The scene where Mohanlal and Asha Sarath ride a car was shot in front of the hotel Crowne Plaza Heathrow in West Drayton, where the film crew also lodged. Mazda Mount in Ashtead was the major filming area and a bungalow at the locale was set as Rajagopal's residence, where some of the combination scenes of Mohanlal and Asha was shot. The film's crucial scenes were filmed at a villa in Mazda Mount, which was set as the residence of husband and wife Dr. Mukundhanunni and Mercy. The film was mostly shot in locations away from Central London. It was also shot in Leatherhead and Heathrow Airport. A funeral scene was shot in Ashtead on 21 May. By the last weekend of May, the crew was shooting in Tonbridge, Maidstone, at a property named Rianos Wedding & Party Venue, which was transformed into Dixon Lopez funeral home, and filming also occurred outside Margaret Preedy Dance Studios at the same location. Filming in England was completed in 45 days, by late June. The entire story of Drama takes place within 5 days and 95 percent of the film was shot in England.
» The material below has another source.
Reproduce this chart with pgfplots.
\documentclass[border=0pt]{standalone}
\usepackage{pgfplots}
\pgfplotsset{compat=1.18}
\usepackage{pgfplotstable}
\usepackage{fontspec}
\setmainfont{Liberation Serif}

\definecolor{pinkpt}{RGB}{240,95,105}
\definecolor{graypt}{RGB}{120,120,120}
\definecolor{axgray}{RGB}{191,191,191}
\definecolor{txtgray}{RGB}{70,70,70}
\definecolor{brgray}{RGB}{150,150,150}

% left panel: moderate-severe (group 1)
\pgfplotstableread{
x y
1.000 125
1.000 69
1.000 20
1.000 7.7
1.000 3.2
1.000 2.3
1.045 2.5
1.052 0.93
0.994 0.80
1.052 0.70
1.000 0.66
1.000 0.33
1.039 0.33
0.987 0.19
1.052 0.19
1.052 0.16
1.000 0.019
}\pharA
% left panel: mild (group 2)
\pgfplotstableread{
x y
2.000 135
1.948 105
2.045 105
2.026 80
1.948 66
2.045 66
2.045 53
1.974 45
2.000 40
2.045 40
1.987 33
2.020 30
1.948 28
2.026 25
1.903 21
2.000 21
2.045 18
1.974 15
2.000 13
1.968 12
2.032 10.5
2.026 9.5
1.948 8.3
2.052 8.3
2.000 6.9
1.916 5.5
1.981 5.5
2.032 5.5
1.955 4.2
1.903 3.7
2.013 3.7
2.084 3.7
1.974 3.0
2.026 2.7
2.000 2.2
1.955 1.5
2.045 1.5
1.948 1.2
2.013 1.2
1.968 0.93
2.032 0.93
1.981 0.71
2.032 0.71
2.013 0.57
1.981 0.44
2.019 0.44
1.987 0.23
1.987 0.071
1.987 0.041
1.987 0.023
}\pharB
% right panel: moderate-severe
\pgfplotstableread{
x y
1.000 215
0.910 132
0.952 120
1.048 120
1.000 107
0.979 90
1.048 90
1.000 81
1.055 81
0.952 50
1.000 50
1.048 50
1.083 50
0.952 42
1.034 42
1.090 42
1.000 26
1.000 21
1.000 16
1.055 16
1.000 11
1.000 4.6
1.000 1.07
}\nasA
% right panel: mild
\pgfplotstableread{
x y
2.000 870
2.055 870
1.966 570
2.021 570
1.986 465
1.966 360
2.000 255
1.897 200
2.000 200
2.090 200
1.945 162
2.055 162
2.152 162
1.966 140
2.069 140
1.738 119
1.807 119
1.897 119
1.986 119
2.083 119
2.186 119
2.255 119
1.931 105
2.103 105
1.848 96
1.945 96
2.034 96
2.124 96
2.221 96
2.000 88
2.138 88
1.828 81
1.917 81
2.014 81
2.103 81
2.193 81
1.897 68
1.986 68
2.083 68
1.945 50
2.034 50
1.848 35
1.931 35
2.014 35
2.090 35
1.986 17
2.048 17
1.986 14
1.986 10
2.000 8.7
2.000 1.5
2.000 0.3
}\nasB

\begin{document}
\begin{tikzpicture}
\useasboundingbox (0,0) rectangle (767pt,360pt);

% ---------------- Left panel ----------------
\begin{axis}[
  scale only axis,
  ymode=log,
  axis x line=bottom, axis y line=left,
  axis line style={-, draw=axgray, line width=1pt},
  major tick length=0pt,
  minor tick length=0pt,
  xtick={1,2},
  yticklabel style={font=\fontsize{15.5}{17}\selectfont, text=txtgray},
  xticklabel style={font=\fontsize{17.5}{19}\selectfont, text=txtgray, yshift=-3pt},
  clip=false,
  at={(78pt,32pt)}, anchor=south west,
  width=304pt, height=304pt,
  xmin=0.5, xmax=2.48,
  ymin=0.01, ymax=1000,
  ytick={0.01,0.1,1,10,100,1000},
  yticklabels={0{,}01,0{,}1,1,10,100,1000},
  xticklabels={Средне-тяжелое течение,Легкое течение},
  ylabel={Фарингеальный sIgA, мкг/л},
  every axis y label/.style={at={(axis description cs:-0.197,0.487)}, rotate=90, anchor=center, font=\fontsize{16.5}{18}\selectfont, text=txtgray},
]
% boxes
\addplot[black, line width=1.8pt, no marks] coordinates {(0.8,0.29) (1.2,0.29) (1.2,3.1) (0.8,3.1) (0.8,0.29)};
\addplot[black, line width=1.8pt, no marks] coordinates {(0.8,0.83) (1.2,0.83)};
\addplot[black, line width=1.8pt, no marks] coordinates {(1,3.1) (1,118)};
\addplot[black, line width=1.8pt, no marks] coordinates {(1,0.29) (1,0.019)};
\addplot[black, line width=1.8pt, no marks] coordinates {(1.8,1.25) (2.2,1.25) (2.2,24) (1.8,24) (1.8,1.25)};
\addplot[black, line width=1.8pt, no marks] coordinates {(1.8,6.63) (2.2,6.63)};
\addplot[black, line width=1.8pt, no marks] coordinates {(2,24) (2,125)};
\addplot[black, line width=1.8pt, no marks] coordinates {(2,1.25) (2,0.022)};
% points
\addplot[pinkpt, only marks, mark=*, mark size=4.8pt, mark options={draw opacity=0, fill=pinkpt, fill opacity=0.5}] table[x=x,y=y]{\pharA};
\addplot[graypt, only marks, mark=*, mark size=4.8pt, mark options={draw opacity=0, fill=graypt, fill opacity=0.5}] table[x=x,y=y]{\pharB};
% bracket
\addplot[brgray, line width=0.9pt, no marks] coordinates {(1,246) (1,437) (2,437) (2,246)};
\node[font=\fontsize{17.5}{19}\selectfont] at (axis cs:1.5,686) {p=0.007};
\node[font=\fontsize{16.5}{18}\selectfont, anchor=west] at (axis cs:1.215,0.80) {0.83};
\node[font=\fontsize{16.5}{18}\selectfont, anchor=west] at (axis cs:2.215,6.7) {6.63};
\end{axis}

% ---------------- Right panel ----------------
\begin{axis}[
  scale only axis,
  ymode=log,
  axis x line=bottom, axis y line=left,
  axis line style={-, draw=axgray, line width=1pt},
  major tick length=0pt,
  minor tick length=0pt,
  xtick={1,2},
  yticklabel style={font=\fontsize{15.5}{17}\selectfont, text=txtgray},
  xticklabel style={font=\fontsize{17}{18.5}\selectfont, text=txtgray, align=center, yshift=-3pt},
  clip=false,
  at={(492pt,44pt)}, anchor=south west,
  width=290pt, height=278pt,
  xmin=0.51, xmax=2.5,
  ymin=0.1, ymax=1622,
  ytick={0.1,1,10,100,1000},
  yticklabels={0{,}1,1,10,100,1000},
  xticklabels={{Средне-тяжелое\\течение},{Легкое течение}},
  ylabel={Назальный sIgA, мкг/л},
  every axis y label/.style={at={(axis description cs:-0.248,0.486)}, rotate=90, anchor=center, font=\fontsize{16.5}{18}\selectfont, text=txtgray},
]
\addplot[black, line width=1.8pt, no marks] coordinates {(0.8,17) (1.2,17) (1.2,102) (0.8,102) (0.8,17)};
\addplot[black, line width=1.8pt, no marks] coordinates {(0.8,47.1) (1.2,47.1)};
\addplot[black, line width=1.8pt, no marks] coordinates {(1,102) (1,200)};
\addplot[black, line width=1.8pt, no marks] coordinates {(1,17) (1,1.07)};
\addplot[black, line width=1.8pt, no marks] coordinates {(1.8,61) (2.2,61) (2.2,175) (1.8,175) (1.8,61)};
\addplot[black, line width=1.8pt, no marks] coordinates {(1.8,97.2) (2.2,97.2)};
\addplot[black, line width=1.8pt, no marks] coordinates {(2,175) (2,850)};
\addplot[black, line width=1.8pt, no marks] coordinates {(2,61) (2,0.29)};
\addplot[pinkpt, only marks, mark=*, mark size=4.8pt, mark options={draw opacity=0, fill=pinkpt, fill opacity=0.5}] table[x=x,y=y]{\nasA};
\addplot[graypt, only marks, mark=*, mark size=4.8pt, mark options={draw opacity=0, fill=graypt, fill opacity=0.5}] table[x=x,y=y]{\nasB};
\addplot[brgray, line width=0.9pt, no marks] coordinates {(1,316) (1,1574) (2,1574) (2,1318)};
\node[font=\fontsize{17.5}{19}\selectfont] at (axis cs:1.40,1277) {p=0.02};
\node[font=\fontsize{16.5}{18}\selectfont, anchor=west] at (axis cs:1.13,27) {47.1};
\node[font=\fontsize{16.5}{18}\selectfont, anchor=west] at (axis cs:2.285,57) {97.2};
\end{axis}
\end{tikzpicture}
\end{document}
Remaining scenes were shot in Kuttikkanam and Kozhikode in Kerala, India, in early July. Mohanlal, Nag, and Renji Panicker acted in this part. Later, filming was also held in Dubai, where it was wrapped on 24 September 2018.

===Music===
The background score of the film was composed by Bijibal. The film features the song, "Pandaraand", composed and arranged by Vinu Thomas, written by B. K. Harinarayanan and sung by Mohanlal. The song is around 3 minutes long and is distributed by the label Satyam Audios.

==Release==
Drama released in Kerala on 1 November 2018 on the day of Kerala Piravi.